Il Venezia esporta e fortifica le percezioni attorno alla città. Attraverso la comunicazione visuale del club. Ha contrattualizzato alcuni acquisti mirati a impreziosire il progetto tecnico ma anche l’identità del club, in giro per il mondo.

Infine attraverso un asset fondamentale e simbolico come la maglia, è stata capace di trasformarla in oggetto di culto. Capace di attrarre l’interesse dei collezionisti di tutto il mondo. Ha promosso anche il suo progetto di calcio femminile. Veicolandolo senza pregiudizi attraverso l’avvenenza della sua centrocampista Agata Centasso.

La maglia del Venezia è diventata veicolo per promuovere parte della brand purpose del club. Dalla collaborazione con la ONG “We are here Venice” alla successiva partnership con Green Project Agency.

Tutto ciò che il Venezia fa, da una nuova release fino allo scouting di un certo tipo di calciatori, ha un senso preciso. Fortificare l’identità del club e di Venezia oltre i confini nazionali.

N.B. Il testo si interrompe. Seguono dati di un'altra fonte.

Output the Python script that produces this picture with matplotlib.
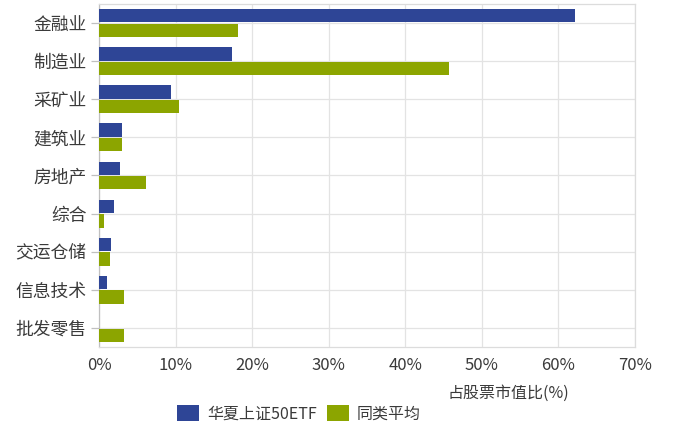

Le attività che mirano a rafforzare il legame tra il club e la comunità locale, possono anche essere delimitate a momenti specifici. Ad esempio nella fase di riscaldamento nel prepartita. Diventata spazio pubblicitario importante. Fruttato egregiamente dal Chelsea che ha sfoggiato proprio in quel momento la collezione “Pride of London”, ideata insieme a Nike.

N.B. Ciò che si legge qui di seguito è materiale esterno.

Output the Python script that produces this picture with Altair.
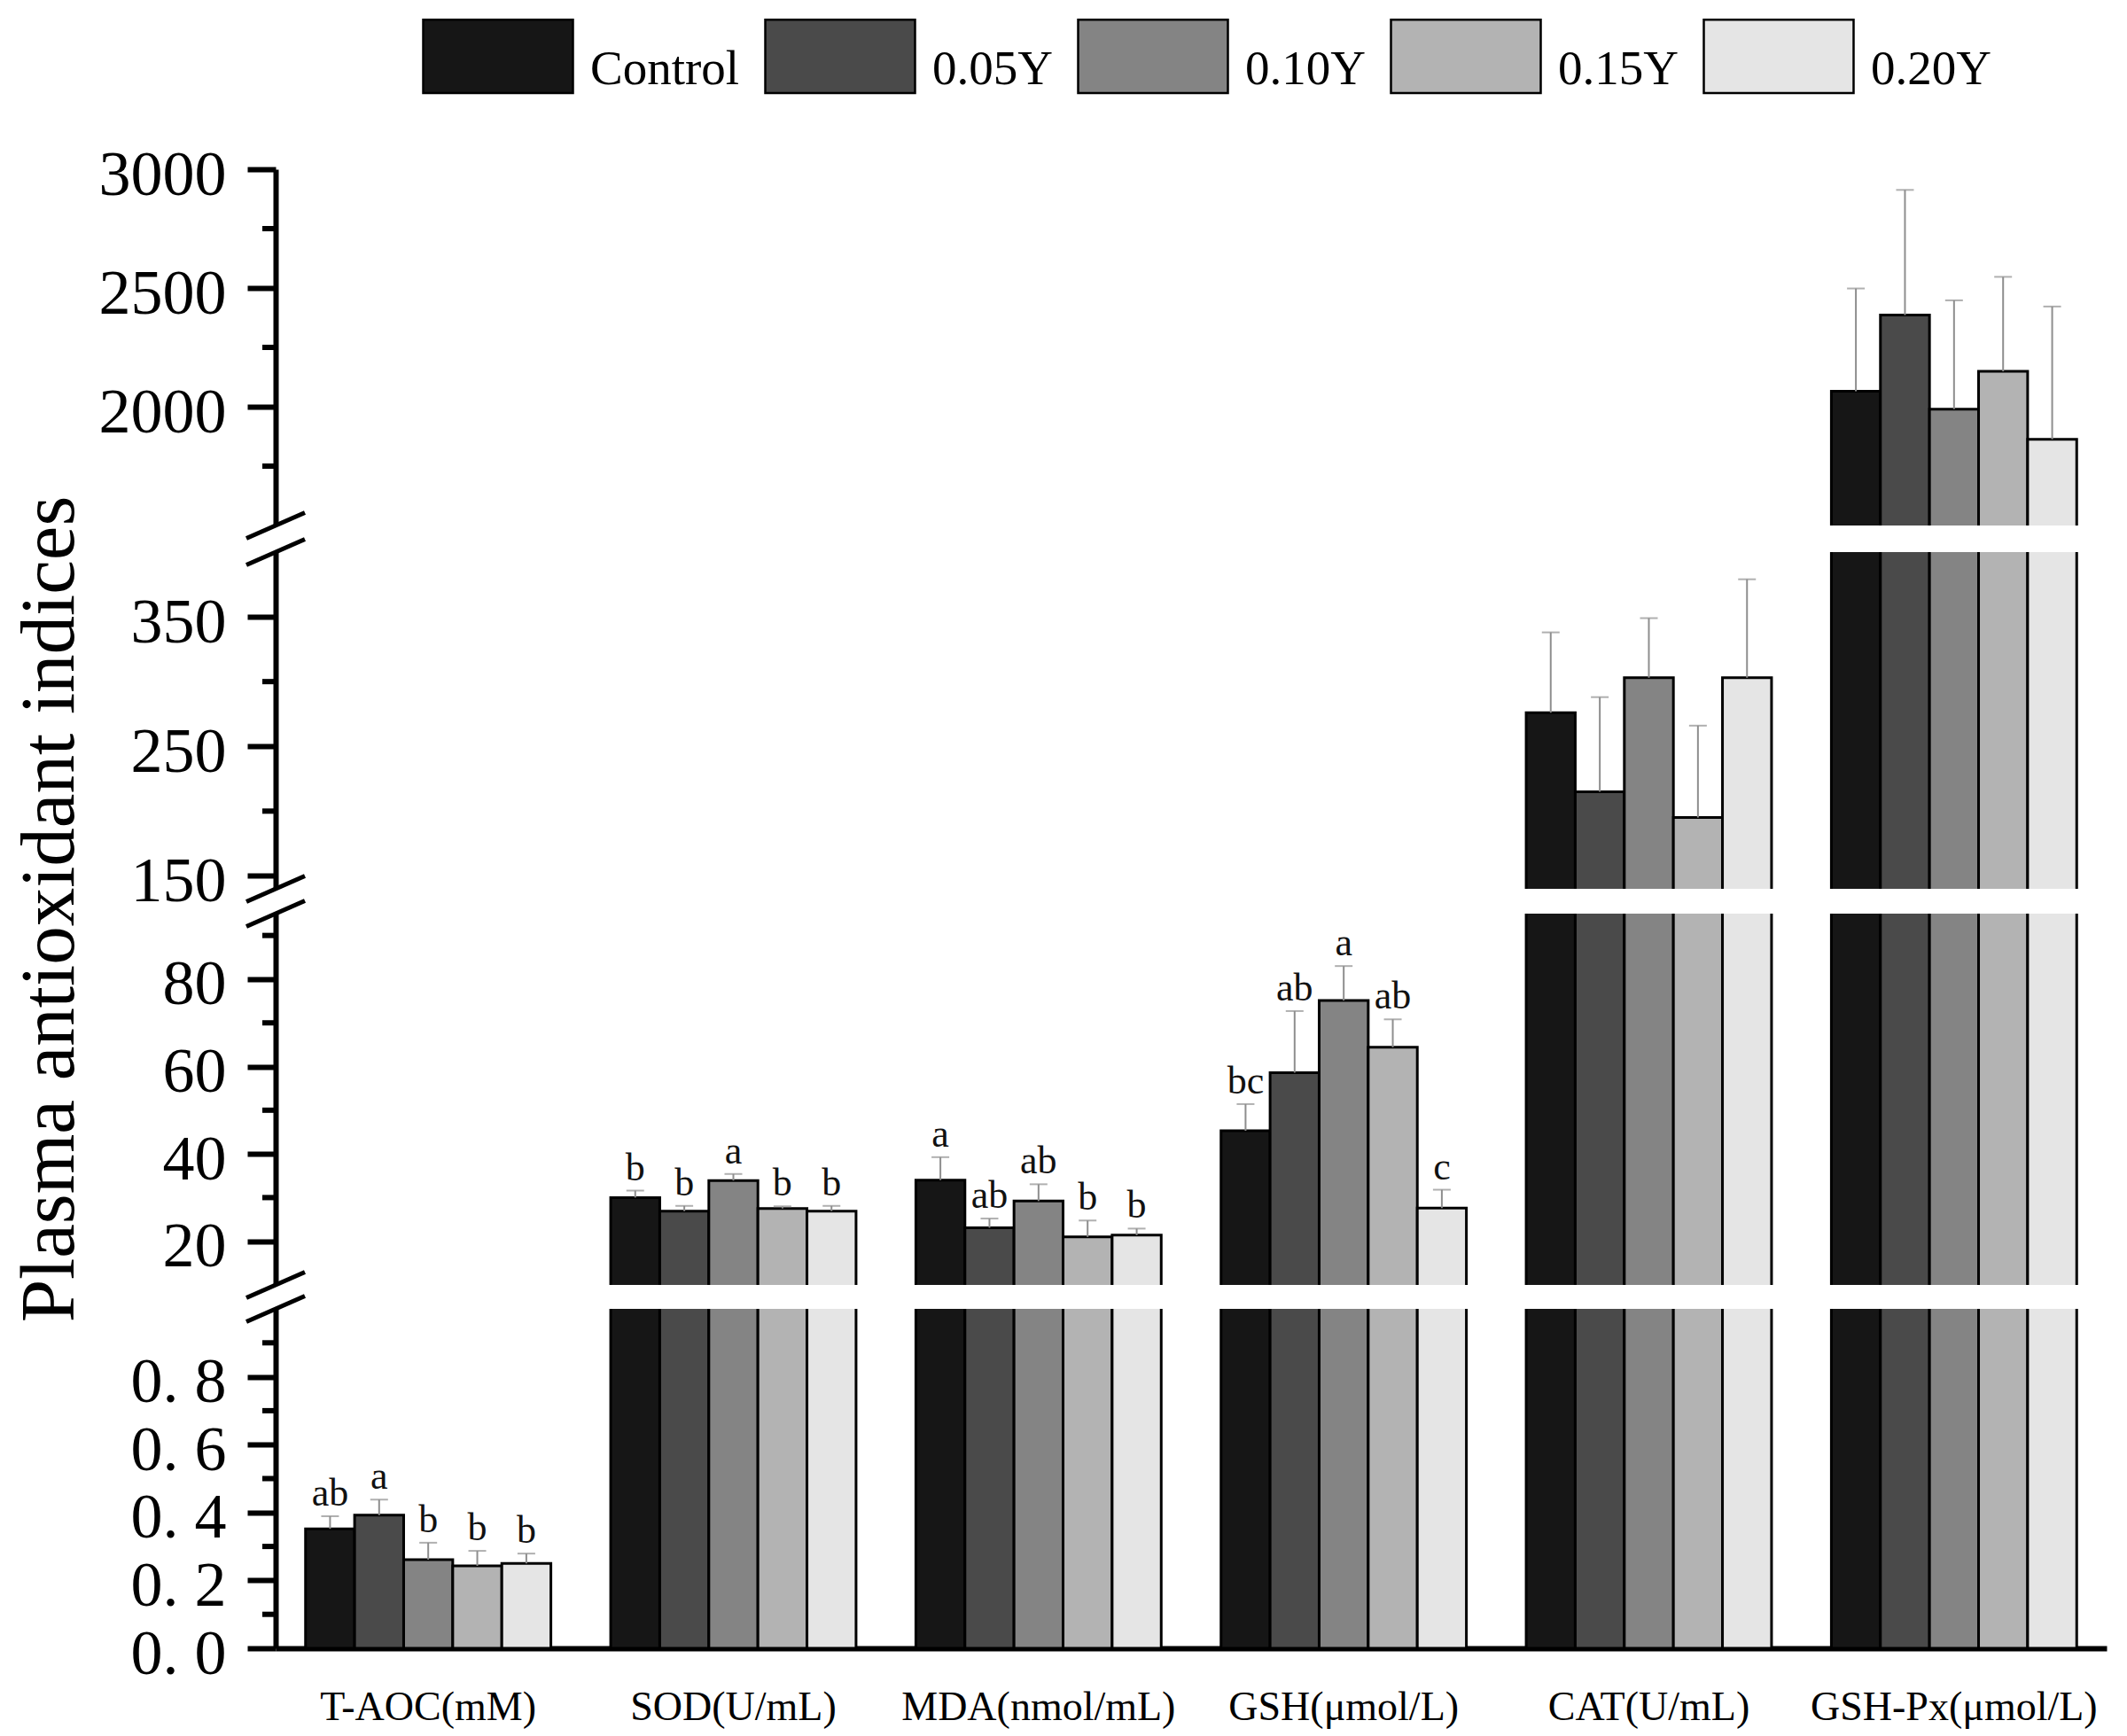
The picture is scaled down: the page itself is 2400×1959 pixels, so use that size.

Lo sport, soprattutto il calcio può essere un veicolo. Per aumentare le percezioni positive attorno al proprio brand. È un modo alternativo per intercettare nuove fasce di pubblico che un brand esterno all’ecosistema sportivo non riuscirebbe a raggiungere.

La capacità di monetizzare i propri fan nel mondo del calcio, è ancora a distanza siderale rispetto ad altri sport americani. Oppure a settori come la moda o la musica. La differenza da evidenziare è la globalità e universalità del calcio, difficilmente riscontrabile in altri mercati.

È per ragioni come queste che brand come Spotify decidono di diventare main sponsor di club come il Barcellona. Acquisendo i name rights di uno stadio iconico come il Camp Nou a cifre interessanti.

A proposito di Barcellona, i grandi calciatori possono aumentare il valore e le percezioni positive attorno ad un campionato. Come successo con la J League, la massima serie giapponese. Ha aumentato il proprio valore commerciale grazie alla militanza di Andrés Iniesta.

I calciatori “idoli” sono molto utili per penetrare alcuni mercati e Paesi, riducendo il tempo e gli investimenti che necessiterebbero le campagne di marketing di altro tipo. Adidas, infatti, sta allargando il suo parco calciatori in vista dei Mondiali 2026 puntando sull’Asia. Qualche giorno fa ha stretto un accordo con Sandesh Jhingan, vicecapitano della nazionale indiana.

Il futsal, si agita spesso in maniera scomposta, all’interno di uno spazio di possibilità già ampiamente occupato da altre discipline. Si trova in competizione diretta per l’attenzione di brand e di un pubblico, sommersi quotidianamente da stimoli visivi studiati appositamente per catturare l’attenzione.

Vengono investite da altri sport, cifre importanti per veicolare la disciplina sportiva di riferimento. Scegliendo anche di cavalcare positivamente il “sentiment” del suo pubblico. Prendendo posizione su un tema di rilevanza sociale.

Queste operazioni richiedono però che le squadre di futsal, si strutturino come società, capaci di agire appunto come aziende che offrono uno spettacolo. Badate bene, non è affatto facile nemmeno tra i professionisti del calcio. È notizia di qualche giorno fa, l’abbandono di Maurizio Costanzo come responsabile della comunicazione dell’AS Roma.

Non c’è però altro mezzo, che professionalizzare talune posizioni. Anche a rischio di perdere quella identità familiare, quel senso di “giocattolo mio”, che in talune circostanze è stato il motore umorale d’investimento del futsal.

Qualche Percassi in più, non farebbe male al futsal italiano.